§ **Instruction**
Find the word "chart" in the data. Return every line where it appears.
**** Dataset content
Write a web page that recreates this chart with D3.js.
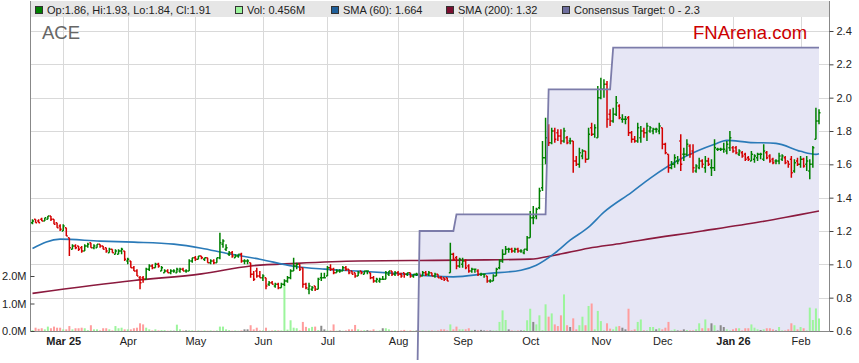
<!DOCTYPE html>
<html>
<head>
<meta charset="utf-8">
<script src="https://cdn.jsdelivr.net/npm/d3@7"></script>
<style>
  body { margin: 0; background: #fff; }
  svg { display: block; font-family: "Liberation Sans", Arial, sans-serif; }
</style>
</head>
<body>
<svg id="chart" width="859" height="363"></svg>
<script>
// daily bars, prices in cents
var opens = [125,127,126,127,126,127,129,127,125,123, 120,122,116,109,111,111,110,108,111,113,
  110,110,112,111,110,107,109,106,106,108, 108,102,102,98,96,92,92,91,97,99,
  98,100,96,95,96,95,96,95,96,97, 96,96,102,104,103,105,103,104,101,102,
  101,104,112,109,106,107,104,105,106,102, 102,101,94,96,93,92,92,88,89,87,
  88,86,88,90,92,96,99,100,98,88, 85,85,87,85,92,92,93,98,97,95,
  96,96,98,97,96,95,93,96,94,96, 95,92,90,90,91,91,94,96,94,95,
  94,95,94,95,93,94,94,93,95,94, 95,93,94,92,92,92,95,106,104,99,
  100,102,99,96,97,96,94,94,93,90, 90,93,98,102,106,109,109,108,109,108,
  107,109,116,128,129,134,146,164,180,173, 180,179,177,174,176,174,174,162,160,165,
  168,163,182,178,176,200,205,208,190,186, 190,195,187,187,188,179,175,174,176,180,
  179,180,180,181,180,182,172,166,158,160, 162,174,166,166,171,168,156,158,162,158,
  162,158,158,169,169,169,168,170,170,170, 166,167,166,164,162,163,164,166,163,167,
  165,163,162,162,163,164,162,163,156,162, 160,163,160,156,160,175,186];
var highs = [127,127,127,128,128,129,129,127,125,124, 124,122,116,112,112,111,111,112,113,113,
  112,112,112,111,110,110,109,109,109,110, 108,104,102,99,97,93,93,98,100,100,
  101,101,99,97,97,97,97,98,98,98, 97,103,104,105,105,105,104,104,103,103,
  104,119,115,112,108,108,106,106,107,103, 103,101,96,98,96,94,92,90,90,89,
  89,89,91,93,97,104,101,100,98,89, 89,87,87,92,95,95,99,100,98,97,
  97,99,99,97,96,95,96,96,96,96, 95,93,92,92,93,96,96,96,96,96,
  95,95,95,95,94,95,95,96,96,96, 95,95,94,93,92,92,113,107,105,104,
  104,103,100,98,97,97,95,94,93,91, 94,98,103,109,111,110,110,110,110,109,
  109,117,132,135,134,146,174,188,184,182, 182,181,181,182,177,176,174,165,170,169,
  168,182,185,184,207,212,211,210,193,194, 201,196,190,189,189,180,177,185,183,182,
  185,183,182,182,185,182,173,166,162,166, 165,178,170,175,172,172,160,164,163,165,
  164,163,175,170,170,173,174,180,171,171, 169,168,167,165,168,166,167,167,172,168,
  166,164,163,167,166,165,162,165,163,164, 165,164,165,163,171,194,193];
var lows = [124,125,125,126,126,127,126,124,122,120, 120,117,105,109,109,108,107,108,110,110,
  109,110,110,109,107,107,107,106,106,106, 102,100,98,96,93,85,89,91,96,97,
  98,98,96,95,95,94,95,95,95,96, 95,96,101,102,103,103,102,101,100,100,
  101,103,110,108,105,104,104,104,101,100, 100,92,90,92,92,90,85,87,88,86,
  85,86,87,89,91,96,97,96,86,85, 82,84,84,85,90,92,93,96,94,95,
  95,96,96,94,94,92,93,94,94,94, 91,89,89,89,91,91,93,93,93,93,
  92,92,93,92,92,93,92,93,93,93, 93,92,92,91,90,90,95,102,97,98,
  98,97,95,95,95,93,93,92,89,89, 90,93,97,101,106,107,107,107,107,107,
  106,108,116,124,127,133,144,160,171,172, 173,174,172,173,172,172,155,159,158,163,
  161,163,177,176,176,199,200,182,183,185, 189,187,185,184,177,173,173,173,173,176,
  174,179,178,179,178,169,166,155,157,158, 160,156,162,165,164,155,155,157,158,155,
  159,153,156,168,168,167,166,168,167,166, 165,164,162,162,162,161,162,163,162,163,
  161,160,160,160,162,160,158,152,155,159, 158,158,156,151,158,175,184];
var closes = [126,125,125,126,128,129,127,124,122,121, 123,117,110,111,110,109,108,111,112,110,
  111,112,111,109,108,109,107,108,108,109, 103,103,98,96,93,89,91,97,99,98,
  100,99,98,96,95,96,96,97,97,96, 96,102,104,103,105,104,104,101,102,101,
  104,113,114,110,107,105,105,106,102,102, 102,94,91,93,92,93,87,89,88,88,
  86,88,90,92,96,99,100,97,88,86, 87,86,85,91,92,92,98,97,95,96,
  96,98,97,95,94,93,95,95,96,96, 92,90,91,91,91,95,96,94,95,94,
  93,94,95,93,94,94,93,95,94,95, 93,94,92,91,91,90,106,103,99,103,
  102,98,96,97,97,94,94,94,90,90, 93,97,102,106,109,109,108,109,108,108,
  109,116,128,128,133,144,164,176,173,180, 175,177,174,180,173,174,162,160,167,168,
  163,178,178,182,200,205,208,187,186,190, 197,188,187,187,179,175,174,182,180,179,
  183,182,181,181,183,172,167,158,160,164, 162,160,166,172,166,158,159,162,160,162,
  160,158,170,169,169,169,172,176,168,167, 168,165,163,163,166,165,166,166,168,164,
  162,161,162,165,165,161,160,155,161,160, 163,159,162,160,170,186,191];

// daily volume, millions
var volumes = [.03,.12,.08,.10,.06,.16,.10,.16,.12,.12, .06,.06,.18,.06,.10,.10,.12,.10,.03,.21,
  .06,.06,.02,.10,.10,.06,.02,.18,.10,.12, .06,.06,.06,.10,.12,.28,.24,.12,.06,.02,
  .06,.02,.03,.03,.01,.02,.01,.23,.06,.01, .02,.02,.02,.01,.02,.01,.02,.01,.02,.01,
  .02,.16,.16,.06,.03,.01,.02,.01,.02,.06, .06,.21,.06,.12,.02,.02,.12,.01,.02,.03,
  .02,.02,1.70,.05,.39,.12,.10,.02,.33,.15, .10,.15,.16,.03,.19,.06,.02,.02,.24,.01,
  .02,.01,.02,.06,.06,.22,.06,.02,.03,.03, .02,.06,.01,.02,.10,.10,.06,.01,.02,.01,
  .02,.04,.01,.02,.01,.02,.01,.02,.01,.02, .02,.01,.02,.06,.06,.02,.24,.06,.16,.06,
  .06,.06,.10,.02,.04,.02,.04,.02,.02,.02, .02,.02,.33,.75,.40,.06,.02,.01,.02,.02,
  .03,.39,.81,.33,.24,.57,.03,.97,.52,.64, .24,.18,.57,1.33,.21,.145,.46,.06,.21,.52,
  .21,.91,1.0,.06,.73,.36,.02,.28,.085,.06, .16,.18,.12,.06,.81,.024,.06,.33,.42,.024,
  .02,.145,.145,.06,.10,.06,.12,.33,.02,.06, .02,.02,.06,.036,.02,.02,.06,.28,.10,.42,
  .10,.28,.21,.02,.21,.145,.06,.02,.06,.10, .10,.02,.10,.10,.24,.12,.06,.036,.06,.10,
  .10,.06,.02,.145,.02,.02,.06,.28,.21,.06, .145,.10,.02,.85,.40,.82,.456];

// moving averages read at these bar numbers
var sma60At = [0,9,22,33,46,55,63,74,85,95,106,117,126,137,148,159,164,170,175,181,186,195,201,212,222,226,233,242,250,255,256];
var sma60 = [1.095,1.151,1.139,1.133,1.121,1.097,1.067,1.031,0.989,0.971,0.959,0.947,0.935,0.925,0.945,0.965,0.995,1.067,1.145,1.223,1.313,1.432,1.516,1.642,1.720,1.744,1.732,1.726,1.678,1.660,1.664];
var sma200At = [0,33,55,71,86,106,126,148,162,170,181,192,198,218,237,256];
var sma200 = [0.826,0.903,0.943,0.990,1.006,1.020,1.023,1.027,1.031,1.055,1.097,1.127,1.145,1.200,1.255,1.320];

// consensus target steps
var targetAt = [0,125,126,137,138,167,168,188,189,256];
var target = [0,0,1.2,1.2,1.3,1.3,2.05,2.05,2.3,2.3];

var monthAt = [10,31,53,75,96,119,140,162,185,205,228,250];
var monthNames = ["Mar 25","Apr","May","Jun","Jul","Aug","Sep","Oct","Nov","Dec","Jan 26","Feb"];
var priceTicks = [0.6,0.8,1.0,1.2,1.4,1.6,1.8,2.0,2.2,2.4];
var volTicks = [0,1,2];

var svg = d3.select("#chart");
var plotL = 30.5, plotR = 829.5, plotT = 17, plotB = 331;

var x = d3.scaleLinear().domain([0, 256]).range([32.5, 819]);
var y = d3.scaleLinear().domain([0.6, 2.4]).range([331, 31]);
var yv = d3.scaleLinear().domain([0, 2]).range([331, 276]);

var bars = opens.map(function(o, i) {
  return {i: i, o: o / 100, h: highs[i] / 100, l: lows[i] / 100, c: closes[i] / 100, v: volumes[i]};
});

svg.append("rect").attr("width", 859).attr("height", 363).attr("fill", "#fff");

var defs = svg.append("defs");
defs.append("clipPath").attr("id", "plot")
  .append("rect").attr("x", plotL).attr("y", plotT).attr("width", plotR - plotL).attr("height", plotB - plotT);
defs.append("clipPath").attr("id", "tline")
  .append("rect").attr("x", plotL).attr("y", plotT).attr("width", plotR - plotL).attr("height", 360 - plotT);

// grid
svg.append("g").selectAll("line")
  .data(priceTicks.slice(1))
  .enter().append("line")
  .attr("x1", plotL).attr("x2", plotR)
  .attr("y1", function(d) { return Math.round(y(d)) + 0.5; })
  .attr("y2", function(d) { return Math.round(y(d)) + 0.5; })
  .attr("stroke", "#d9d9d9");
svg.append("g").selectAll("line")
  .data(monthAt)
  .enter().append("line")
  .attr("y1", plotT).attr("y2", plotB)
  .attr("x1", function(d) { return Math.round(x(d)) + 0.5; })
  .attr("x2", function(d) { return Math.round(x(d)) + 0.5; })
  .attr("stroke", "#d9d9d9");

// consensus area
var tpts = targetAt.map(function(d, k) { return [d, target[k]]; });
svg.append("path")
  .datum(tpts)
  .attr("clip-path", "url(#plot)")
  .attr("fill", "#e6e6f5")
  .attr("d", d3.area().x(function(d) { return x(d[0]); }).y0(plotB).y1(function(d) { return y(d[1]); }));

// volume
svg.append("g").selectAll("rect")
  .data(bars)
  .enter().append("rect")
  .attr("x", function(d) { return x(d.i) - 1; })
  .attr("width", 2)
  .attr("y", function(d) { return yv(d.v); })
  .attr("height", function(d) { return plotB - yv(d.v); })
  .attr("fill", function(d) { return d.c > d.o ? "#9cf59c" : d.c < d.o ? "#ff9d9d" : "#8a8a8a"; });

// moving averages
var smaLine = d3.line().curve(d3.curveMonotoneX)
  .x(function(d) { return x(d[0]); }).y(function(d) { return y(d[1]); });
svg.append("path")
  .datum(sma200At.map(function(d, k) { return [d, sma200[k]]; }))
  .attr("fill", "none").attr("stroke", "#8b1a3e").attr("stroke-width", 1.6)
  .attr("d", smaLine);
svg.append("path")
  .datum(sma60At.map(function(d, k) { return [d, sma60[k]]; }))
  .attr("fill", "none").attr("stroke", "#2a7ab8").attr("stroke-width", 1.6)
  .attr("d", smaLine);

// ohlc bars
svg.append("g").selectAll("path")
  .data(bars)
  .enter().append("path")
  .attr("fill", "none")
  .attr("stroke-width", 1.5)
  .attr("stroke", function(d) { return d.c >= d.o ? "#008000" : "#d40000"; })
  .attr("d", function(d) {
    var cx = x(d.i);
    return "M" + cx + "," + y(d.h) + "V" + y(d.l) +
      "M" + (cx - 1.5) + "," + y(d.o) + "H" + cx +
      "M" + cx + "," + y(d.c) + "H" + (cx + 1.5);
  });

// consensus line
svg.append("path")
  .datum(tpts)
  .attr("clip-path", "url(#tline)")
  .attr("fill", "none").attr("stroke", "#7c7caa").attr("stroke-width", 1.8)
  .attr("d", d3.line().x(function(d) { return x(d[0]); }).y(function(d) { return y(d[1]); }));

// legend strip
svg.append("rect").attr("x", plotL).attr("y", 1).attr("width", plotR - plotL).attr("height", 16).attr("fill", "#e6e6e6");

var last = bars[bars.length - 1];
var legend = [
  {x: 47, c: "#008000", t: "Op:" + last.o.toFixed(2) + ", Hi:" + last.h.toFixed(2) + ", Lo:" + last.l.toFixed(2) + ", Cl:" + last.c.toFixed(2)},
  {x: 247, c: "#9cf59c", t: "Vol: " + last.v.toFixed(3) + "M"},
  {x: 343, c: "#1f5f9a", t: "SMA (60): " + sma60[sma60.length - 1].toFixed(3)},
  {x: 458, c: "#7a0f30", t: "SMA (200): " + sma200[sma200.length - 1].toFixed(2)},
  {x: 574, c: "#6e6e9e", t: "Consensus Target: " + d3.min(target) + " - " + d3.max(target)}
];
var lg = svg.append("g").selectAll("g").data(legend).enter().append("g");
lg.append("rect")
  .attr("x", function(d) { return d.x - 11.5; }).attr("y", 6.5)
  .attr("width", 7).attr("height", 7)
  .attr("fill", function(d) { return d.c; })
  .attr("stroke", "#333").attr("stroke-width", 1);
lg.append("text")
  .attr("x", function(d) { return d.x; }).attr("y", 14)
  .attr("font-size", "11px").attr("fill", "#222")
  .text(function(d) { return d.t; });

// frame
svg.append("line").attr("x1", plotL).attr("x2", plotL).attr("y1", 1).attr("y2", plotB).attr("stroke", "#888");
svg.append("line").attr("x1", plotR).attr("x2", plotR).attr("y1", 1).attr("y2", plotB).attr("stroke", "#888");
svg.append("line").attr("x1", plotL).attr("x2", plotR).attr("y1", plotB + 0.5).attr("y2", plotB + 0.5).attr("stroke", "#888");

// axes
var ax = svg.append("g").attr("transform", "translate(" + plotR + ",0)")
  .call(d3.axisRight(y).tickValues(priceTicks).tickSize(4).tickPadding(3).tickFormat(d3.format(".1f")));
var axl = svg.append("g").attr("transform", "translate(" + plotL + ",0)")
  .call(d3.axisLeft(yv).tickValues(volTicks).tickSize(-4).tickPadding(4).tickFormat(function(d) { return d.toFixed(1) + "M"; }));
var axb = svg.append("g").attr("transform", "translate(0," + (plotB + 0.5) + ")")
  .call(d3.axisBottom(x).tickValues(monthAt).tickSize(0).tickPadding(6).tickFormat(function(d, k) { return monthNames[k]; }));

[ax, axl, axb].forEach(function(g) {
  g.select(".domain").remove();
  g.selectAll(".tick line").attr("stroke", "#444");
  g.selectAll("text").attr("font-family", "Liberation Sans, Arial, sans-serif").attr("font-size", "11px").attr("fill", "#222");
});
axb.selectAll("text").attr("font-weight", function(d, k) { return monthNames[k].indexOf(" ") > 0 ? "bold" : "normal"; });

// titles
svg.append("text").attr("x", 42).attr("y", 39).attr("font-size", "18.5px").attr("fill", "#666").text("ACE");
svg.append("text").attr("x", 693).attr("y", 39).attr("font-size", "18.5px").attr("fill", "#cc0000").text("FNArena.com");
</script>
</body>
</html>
********
§ **Exercise output**
Write a web page that recreates this chart with D3.js.
<svg id="chart" width="859" height="363"></svg>
var svg = d3.select("#chart");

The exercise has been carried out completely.